> [WORK TO DO]:
Where a line holds the string "drawn", return that line.

> [RECORDED INFORMATION]:

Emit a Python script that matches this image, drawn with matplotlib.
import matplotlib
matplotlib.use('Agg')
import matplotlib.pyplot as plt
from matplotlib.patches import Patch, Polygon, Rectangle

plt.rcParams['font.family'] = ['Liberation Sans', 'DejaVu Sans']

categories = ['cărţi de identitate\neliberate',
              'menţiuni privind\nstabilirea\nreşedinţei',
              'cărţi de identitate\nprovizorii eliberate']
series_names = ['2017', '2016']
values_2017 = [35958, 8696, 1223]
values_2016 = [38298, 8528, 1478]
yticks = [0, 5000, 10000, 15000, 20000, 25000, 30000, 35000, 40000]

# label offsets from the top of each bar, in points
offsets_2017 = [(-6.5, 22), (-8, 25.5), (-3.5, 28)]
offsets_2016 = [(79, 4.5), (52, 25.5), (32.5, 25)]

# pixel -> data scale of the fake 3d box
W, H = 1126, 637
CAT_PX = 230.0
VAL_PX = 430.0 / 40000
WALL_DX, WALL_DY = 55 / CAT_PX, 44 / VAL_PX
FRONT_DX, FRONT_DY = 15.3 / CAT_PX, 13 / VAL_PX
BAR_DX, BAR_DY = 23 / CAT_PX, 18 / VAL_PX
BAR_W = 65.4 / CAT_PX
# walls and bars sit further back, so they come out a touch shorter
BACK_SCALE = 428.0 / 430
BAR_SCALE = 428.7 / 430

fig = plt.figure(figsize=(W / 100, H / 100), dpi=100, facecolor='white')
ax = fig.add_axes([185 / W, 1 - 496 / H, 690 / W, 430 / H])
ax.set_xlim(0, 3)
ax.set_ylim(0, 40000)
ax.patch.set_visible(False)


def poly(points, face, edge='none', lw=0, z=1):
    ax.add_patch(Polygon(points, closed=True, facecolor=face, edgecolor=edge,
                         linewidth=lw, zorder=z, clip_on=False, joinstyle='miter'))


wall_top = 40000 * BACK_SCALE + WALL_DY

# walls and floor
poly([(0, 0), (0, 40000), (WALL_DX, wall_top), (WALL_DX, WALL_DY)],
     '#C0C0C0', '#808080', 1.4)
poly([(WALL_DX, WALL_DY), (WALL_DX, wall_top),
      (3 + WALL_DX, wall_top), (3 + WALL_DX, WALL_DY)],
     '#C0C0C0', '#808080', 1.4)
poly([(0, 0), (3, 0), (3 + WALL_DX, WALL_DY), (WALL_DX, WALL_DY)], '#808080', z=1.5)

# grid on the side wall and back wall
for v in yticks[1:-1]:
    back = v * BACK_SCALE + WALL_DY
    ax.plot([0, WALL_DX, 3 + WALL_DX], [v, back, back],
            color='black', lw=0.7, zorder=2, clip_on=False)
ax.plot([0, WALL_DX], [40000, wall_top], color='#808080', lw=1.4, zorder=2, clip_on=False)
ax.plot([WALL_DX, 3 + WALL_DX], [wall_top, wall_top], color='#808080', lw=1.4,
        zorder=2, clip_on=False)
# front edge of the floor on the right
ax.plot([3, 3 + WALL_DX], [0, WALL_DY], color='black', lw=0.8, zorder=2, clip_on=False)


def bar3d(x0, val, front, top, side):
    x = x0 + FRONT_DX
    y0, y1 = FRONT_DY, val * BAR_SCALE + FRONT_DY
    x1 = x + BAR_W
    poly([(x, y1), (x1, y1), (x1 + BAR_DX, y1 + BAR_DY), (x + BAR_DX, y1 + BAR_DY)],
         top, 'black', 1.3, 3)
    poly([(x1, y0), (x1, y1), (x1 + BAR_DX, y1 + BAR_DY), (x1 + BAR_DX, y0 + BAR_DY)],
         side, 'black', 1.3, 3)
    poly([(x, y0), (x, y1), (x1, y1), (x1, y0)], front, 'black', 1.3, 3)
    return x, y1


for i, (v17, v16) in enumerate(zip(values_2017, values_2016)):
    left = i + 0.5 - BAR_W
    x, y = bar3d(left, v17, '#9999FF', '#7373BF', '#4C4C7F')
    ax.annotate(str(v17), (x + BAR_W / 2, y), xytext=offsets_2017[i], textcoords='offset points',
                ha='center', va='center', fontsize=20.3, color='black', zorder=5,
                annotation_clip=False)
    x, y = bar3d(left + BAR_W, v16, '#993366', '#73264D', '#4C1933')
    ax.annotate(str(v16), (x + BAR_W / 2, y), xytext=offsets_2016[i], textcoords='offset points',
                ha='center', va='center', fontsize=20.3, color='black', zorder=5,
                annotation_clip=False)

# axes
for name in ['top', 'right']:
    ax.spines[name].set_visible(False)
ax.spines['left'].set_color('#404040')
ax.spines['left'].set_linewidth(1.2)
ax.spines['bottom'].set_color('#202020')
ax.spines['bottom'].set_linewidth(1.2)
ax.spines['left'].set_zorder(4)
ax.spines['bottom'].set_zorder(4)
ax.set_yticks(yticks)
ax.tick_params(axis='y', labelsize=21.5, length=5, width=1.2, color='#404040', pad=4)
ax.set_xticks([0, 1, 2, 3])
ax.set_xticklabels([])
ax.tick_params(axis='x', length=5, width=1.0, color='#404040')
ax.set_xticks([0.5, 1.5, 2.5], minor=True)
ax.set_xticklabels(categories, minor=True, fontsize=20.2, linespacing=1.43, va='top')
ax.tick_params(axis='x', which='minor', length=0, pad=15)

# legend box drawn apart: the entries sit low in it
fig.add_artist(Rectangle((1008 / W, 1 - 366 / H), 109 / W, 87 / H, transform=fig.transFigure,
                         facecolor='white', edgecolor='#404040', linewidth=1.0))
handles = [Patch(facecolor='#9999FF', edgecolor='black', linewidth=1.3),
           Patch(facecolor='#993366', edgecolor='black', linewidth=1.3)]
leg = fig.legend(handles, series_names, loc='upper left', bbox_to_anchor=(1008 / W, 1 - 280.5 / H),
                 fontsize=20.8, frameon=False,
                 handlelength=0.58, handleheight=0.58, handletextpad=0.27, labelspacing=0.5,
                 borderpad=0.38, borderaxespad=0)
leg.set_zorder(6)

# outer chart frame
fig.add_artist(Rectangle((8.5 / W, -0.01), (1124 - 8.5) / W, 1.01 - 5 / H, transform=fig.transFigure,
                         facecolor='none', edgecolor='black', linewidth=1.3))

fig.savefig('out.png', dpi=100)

> [OUTPUT OF THE TASK]:
Emit a Python script that matches this image, drawn with matplotlib.
# legend box drawn apart: the entries sit low in it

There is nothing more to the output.